Columbia University, like many of the universities seeing mass protests, is a private institution, meaning school officials aren’t required to apply First Amendment rights. That includes the freedom of the press, according to Kevin Goldberg, a First Amendment specialist at the Freedom Forum.
“However, any student journalist has the right to be reporting on their community as long as it doesn’t interfere with police doing their jobs,” Goldberg said. “As a reporter you can’t just be there if it means you’re blocking law enforcement or putting the others at risk, but it seems as though (Tuesday) night, people were simply prevented from observing.”
Student journalists often report from protests where law enforcement is present. But the situation at Columbia was especially “unfortunate” given the university’s prestigious journalism school, Goldberg said.
“The school is supposed to have one of the top journalism programs in the country. Traditionally, it’s been an incredible atmosphere for free speech,” he said. “I think this is out of character and very unfortunate.”
University spokespeople did not respond to a request for comment from USA TODAY about the treatment of student journalists on campus.
The Student Law Press Center is tracking freedom of the press disruptions by police or administrators during the protests. The group has found several cases where student journalists were blocked from reporting on the Pro-Palestinian protests, including at the University of Southern California, University of California at Los Angeles, Northwestern and Princeton, Josh Moore, an assistant director at the organization, said in an email to USA TODAY.

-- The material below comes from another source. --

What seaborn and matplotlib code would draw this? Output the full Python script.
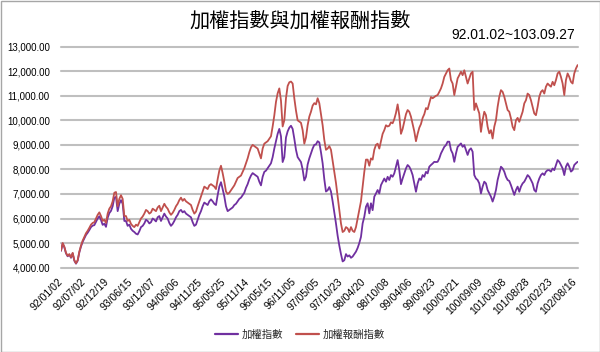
import numpy as np
import pandas as pd
import matplotlib
matplotlib.use("Agg")
import matplotlib.pyplot as plt
from matplotlib.patches import Rectangle
from matplotlib.lines import Line2D
from matplotlib.ticker import FuncFormatter
import seaborn as sns

TITLE = "加權指數與加權報酬指數"
SUBTITLE = "92.01.02~103.09.27"
SERIES_NAMES = ["加權指數", "加權報酬指數"]

TICK_LABELS = ["92/01/02", "92/07/02", "92/12/19", "93/06/15", "93/12/07", "94/06/06",
               "94/11/25", "95/05/25", "95/11/14", "96/05/15", "96/11/05", "97/05/05",
               "97/10/23", "98/04/20", "98/10/08", "99/04/06", "99/09/23", "100/03/21",
               "100/09/09", "101/03/08", "101/08/28", "102/02/23", "102/08/16"]

# 加權指數 (sampled about every 8.6 trading days)
taiex = [
    # 92/01 - 93/08
    4680, 4980, 4830, 4580, 4460, 4530, 4400, 4580, 4280, 4160, 4280, 4620, 4860, 5050, 5190,
    5330, 5420, 5530, 5650, 5710, 5730, 5870, 6000, 6090, 5940, 5740, 5790, 5660, 6030, 6220,
    6310, 6500, 6850, 6880, 6300, 6600, 6750, 6600, 5900, 5900, 5700, 5750, 5580, 5500, 5450,
    # 93/08 - 95/02
    5380, 5350, 5480, 5650, 5700, 5800, 5950, 5900, 5800, 5850, 6000, 5950, 5880, 6050, 6100,
    5900, 6050, 6200, 6080, 6000, 5820, 5700, 5780, 5900, 6050, 6150, 6300, 6350, 6250, 6300,
    6200, 6150, 6100, 6050, 5850, 5700, 5750, 5950, 6150, 6300, 6500, 6650, 6600, 6550, 6700,
    # 95/02 - 96/08
    6780, 6700, 6600, 6550, 6950, 7300, 7480, 7200, 6900, 6500, 6300, 6350, 6400, 6450, 6550,
    6600, 6700, 6800, 6850, 6950, 7050, 7250, 7400, 7600, 7750, 7850, 7800, 7750, 7700, 7500,
    7350, 7700, 7900, 7950, 8050, 8150, 8250, 8500, 8850, 9150, 9450, 9650, 9350, 8300, 8500,
    # 96/08 - 98/02
    9300, 9550, 9700, 9780, 9650, 9250, 8800, 8500, 8400, 8300, 8000, 7550, 7700, 8200, 8450,
    8650, 8850, 9000, 9020, 9150, 9100, 8700, 8250, 7600, 7100, 7150, 7280, 7100, 6700, 6250,
    5800, 5300, 4900, 4550, 4250, 4300, 4550, 4450, 4500, 4400, 4450, 4550, 4650, 4800, 5000,
    # 98/02 - 99/08
    5250, 5800, 6070, 6480, 6620, 6210, 6620, 6340, 6890, 7020, 7160, 7020, 7360, 7500, 7630,
    7500, 7700, 7570, 7770, 7700, 7840, 8110, 8380, 7970, 7400, 7630, 7840, 8040, 8180, 8110,
    7970, 7770, 7430, 7090, 7430, 7630, 7570, 7770, 7700, 7900, 7840, 8110, 8180, 8240, 8310,
    # 99/08 - 101/02
    8300, 8310, 8450, 8650, 8790, 8920, 8990, 9130, 9130, 8790, 8650, 8310, 8650, 8920, 8990,
    9060, 8920, 8990, 8790, 8590, 8790, 8860, 8720, 7770, 7630, 7570, 7430, 7020, 7300, 7500,
    7430, 7160, 7020, 6890, 6690, 6890, 7160, 7570, 7840, 8110, 8040, 7910, 7700, 7570, 7530,
    # 101/02 - 102/09
    7360, 7160, 6960, 7160, 7300, 7090, 7300, 7430, 7500, 7630, 7770, 7700, 7570, 7430, 7160,
    7090, 7430, 7630, 7770, 7840, 7770, 7910, 7970, 7970, 7910, 8040, 7970, 8180, 8380, 8310,
    8180, 8040, 7770, 8110, 8250, 8110, 7910, 7970, 8180, 8250, 8310,
]

# 加權報酬指數
total_return = [
    # 92/01 - 93/08
    4700, 5000, 4850, 4600, 4480, 4550, 4420, 4600, 4300, 4180, 4300, 4650, 4900, 5100, 5250,
    5400, 5500, 5620, 5750, 5820, 5850, 6000, 6150, 6250, 6100, 5900, 5950, 5820, 6200, 6400,
    6500, 6700, 7050, 7080, 6500, 6800, 6950, 6800, 6100, 6100, 5900, 5950, 5780, 5700, 5650,
    # 93/08 - 95/02
    5750, 5700, 5850, 6000, 6080, 6200, 6350, 6300, 6200, 6250, 6400, 6350, 6300, 6450, 6520,
    6300, 6450, 6600, 6480, 6400, 6250, 6150, 6230, 6350, 6500, 6600, 6750, 6850, 6720, 6800,
    6700, 6650, 6600, 6550, 6350, 6200, 6280, 6500, 6700, 6900, 7100, 7300, 7250, 7200, 7350,
    # 95/02 - 96/08
    7400, 7350, 7300, 7200, 7600, 7950, 8150, 7850, 7500, 7100, 7000, 7050, 7150, 7250, 7350,
    7500, 7650, 7700, 7750, 7900, 8050, 8250, 8450, 8700, 8900, 9000, 8950, 8900, 8850, 8650,
    8450, 8850, 9050, 9100, 9150, 9250, 9350, 9750, 10200, 10750, 11100, 11300, 10800, 9750, 10000,
    # 96/08 - 98/02
    10900, 11400, 11550, 11580, 11500, 10900, 10400, 10000, 9950, 9900, 9600, 9050, 9300, 9800, 10150,
    10350, 10600, 10700, 10650, 10900, 10700, 10250, 9800, 9200, 8800, 8850, 8950, 8800, 8350, 7900,
    7450, 6900, 6350, 5800, 5450, 5500, 5650, 5600, 5450, 5650, 5500, 5450, 5650, 6000, 6350,
    # 98/02 - 99/08
    6700, 7300, 7900, 8400, 8400, 8150, 8450, 8400, 8800, 9000, 9050, 8850, 9150, 9450, 9600,
    9800, 9750, 9780, 9920, 9880, 10050, 10300, 10650, 10200, 9450, 9650, 9950, 10250, 10420, 10350,
    10150, 9850, 9550, 9150, 9450, 9700, 9850, 10100, 10250, 10500, 10450, 10700, 10950, 10900, 10950,
    # 99/08 - 101/02
    11000, 11030, 11160, 11300, 11500, 11770, 11910, 12040, 12110, 11640, 11500, 11030, 11370, 11710, 11840,
    11980, 11840, 12040, 11770, 11500, 11710, 11910, 11980, 10420, 10690, 10490, 10280, 9530, 10010, 10350,
    10210, 9740, 9470, 9600, 9260, 9740, 10010, 10550, 10960, 11230, 11160, 10960, 10690, 10420, 10350,
    # 101/02 - 102/09
    10080, 9740, 9600, 10000, 10100, 9940, 10150, 10350, 10690, 10820, 11090, 11030, 10820, 10550, 10280,
    10210, 10550, 10960, 11160, 11230, 11090, 11370, 11500, 11430, 11370, 11570, 11430, 11640, 11910, 11980,
    11770, 11500, 11030, 11640, 11910, 11770, 11570, 11500, 11910, 12110, 12250,
]

TOTAL_DAYS = 2655     # trading days shown on the axis
LABEL_EVERY = 120     # trading days between axis labels

n = len(taiex)
days = np.linspace(0, TOTAL_DAYS, n)
df = pd.DataFrame({
    "day": np.concatenate([days, days]),
    "value": taiex + total_return,
    "series": [SERIES_NAMES[0]] * n + [SERIES_NAMES[1]] * len(total_return),
})

sns.set_theme(style="white")
plt.rcParams["font.family"] = ["Liberation Sans", "Noto Sans CJK TC", "DejaVu Sans"]

fig = plt.figure(figsize=(6.0, 3.52), dpi=100)
ax = fig.add_axes([61 / 600, 1 - 267.6 / 352, 517 / 600, (267.6 - 46.7) / 352])

palette = {SERIES_NAMES[0]: "#7030A0", SERIES_NAMES[1]: "#C0504D"}
sns.lineplot(data=df, x="day", y="value", hue="series", palette=palette,
             linewidth=1.3, ax=ax, legend=False, estimator=None, sort=False)

ax.set_xlim(0, TOTAL_DAYS + 2)
ax.set_ylim(4000, 13000)
ax.set_yticks(np.arange(4000, 13001, 1000))
ax.yaxis.set_major_formatter(FuncFormatter(lambda v, p: f"{v:,.2f}"))
ax.set_xticks(np.arange(len(TICK_LABELS)) * LABEL_EVERY)
ax.set_xticklabels(TICK_LABELS, rotation=45, ha="right", va="center", rotation_mode="anchor")
ax.tick_params(axis="x", length=0, pad=9, labelsize=7.5, colors="#000000")
ax.tick_params(axis="y", length=0, pad=8, labelsize=7, colors="#000000")
ax.set_xlabel("")
ax.set_ylabel("")
for s in ax.spines.values():
    s.set_visible(False)
ax.yaxis.grid(True, color="#BFBFBF", linewidth=1.5)
ax.xaxis.grid(False)
ax.set_axisbelow(True)
for gl in ax.get_ygridlines():
    gl.set_clip_on(False)

fig.text(300 / 600, 1 - 22 / 352, TITLE, ha="center", va="center", fontsize=14.5,
         family=["Noto Sans CJK TC"], color="#000000")
fig.text(575 / 600, 1 - 35 / 352, SUBTITLE, ha="right", va="center", fontsize=10,
         family=["Liberation Sans", "DejaVu Sans"], color="#000000")

handles = [Line2D([0], [0], color=palette[s], lw=1.6) for s in SERIES_NAMES]
fig.legend(handles, SERIES_NAMES, loc="center", bbox_to_anchor=(0.5, 1 - 335 / 352),
           ncol=2, frameon=False, handlelength=2.2, handletextpad=0.3,
           columnspacing=1.3, prop={"family": ["Noto Sans CJK TC"], "size": 7.5})

fig.patches.append(Rectangle((0.5 / 600, 0.5 / 352), 599 / 600, 351 / 352, transform=fig.transFigure,
                             fill=False, edgecolor="#A6A6A6", linewidth=1.0))

fig.savefig("out.png", dpi=100)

Other than those reports, “student journalists seem to be largely steering clear of trouble while doing their work,” said Mike Hiestand, senior legal counsel for Student Press Law Center.
Officials from the Student Press Law Center urged "administrators and law enforcement to work directly with student journalists to ensure they can safely and responsibly report on the historic events unfolding across the country.”
“Now is the time to strengthen our commitment to the student press, not sideline or undermine it.”